WHAT TO DO
Pictures do not belong in the copy; restate the records below word for word.

Plotting code records:
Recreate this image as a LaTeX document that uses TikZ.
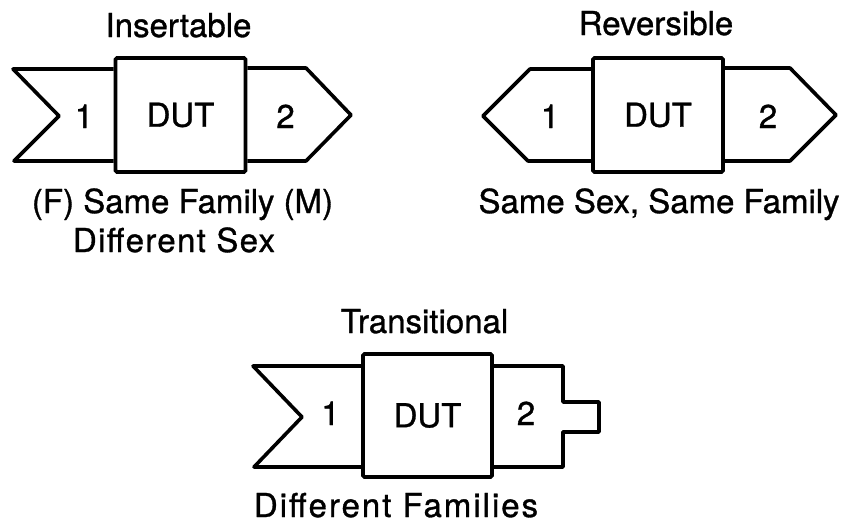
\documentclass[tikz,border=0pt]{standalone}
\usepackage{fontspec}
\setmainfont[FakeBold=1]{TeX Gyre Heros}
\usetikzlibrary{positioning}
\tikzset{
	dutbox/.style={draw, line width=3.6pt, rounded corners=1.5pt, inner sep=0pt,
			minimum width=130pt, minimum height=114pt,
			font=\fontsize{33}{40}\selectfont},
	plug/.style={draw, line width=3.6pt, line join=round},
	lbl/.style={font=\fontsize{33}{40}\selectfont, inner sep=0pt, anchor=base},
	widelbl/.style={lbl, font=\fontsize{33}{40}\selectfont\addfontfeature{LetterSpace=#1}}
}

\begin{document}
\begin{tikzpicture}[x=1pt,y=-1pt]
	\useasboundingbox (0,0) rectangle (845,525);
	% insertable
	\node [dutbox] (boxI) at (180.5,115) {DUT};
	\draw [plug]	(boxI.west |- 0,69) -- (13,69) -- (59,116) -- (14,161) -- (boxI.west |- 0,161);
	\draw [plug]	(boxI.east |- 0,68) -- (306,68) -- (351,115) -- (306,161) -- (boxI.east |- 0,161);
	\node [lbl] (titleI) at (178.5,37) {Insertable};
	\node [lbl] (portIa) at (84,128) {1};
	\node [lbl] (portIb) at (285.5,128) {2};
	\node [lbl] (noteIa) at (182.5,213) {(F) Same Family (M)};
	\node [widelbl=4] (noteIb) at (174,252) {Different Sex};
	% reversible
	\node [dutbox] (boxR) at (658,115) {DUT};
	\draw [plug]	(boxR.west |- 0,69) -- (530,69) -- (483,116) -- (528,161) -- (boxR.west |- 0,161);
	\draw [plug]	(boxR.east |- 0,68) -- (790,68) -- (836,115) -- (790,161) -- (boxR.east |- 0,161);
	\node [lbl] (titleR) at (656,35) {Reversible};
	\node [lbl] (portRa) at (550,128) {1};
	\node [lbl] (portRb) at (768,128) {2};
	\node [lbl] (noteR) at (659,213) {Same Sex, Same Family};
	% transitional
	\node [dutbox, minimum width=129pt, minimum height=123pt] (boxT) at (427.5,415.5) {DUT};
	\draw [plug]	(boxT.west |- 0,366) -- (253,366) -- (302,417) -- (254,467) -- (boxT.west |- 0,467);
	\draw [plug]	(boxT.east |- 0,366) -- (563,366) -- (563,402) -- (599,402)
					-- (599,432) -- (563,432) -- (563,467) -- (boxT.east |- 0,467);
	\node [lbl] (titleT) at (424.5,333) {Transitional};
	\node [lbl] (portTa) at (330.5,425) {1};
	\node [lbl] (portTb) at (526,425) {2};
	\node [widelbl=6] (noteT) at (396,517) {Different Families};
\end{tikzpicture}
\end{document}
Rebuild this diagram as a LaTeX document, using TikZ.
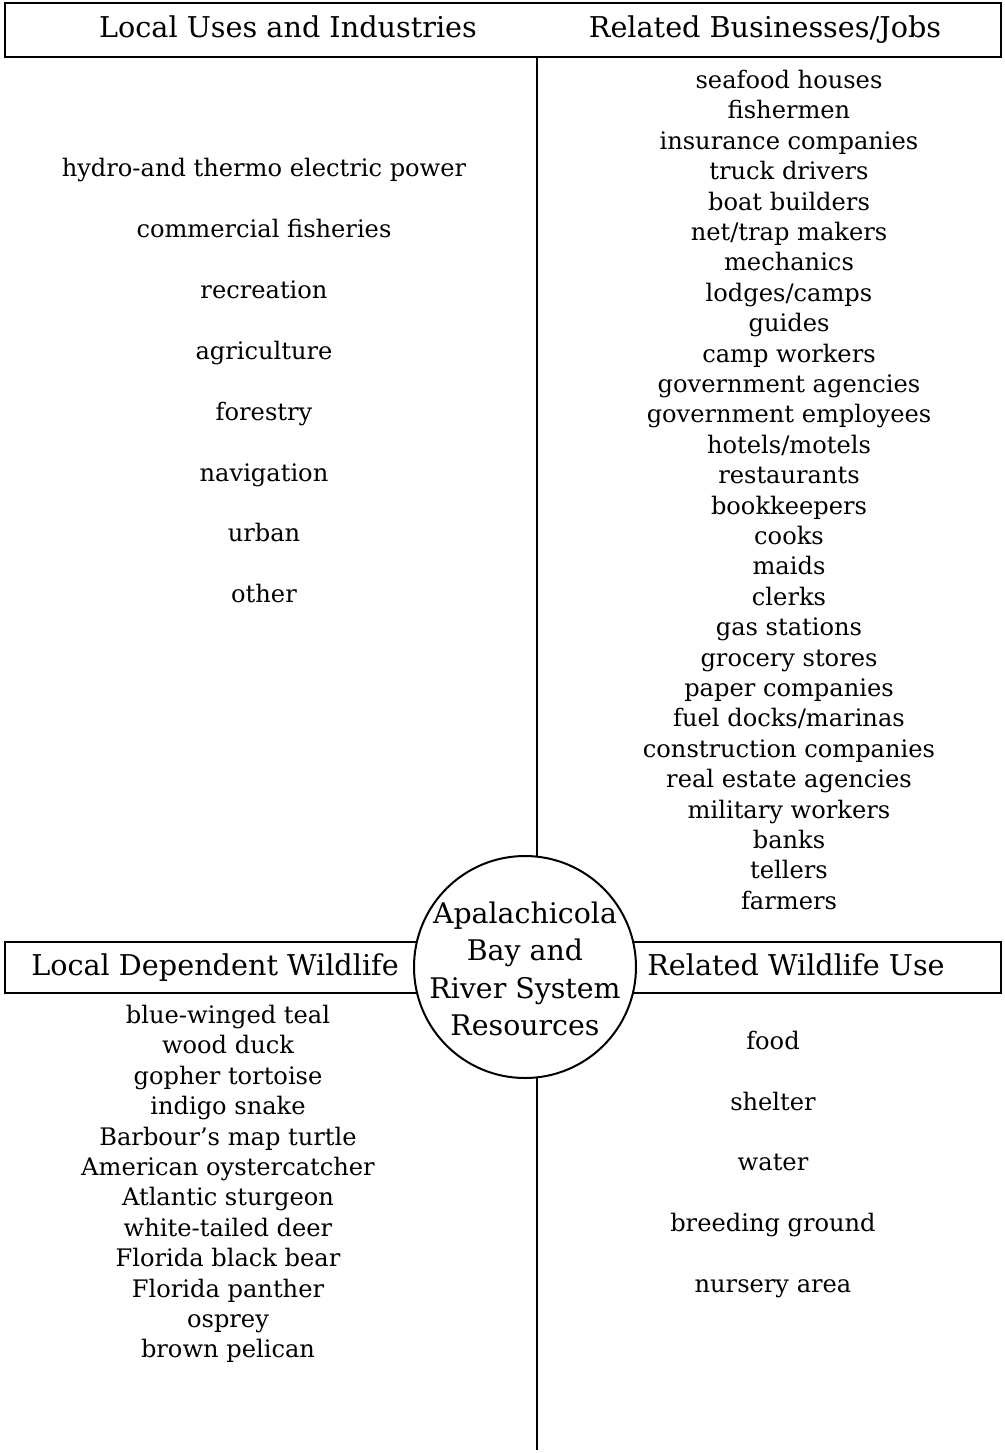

ANSWER IN FULL
Recreate this image as a LaTeX document that uses TikZ.
\documentclass[tikz,border=0pt]{standalone}
\usepackage{fontspec}
\setmainfont[FakeBold=1]{TeX Gyre Heros}
\usetikzlibrary{positioning}
\tikzset{
	dutbox/.style={draw, line width=3.6pt, rounded corners=1.5pt, inner sep=0pt,
			minimum width=130pt, minimum height=114pt,
			font=\fontsize{33}{40}\selectfont},
	plug/.style={draw, line width=3.6pt, line join=round},
	lbl/.style={font=\fontsize{33}{40}\selectfont, inner sep=0pt, anchor=base},
	widelbl/.style={lbl, font=\fontsize{33}{40}\selectfont\addfontfeature{LetterSpace=#1}}
}

\begin{document}
\begin{tikzpicture}[x=1pt,y=-1pt]
	\useasboundingbox (0,0) rectangle (845,525);
	% insertable
	\node [dutbox] (boxI) at (180.5,115) {DUT};
	\draw [plug]	(boxI.west |- 0,69) -- (13,69) -- (59,116) -- (14,161) -- (boxI.west |- 0,161);
	\draw [plug]	(boxI.east |- 0,68) -- (306,68) -- (351,115) -- (306,161) -- (boxI.east |- 0,161);
	\node [lbl] (titleI) at (178.5,37) {Insertable};
	\node [lbl] (portIa) at (84,128) {1};
	\node [lbl] (portIb) at (285.5,128) {2};
	\node [lbl] (noteIa) at (182.5,213) {(F) Same Family (M)};
	\node [widelbl=4] (noteIb) at (174,252) {Different Sex};
	% reversible
	\node [dutbox] (boxR) at (658,115) {DUT};
	\draw [plug]	(boxR.west |- 0,69) -- (530,69) -- (483,116) -- (528,161) -- (boxR.west |- 0,161);
	\draw [plug]	(boxR.east |- 0,68) -- (790,68) -- (836,115) -- (790,161) -- (boxR.east |- 0,161);
	\node [lbl] (titleR) at (656,35) {Reversible};
	\node [lbl] (portRa) at (550,128) {1};
	\node [lbl] (portRb) at (768,128) {2};
	\node [lbl] (noteR) at (659,213) {Same Sex, Same Family};
	% transitional
	\node [dutbox, minimum width=129pt, minimum height=123pt] (boxT) at (427.5,415.5) {DUT};
	\draw [plug]	(boxT.west |- 0,366) -- (253,366) -- (302,417) -- (254,467) -- (boxT.west |- 0,467);
	\draw [plug]	(boxT.east |- 0,366) -- (563,366) -- (563,402) -- (599,402)
					-- (599,432) -- (563,432) -- (563,467) -- (boxT.east |- 0,467);
	\node [lbl] (titleT) at (424.5,333) {Transitional};
	\node [lbl] (portTa) at (330.5,425) {1};
	\node [lbl] (portTb) at (526,425) {2};
	\node [widelbl=6] (noteT) at (396,517) {Different Families};
\end{tikzpicture}
\end{document}
Rebuild this diagram as a LaTeX document, using TikZ.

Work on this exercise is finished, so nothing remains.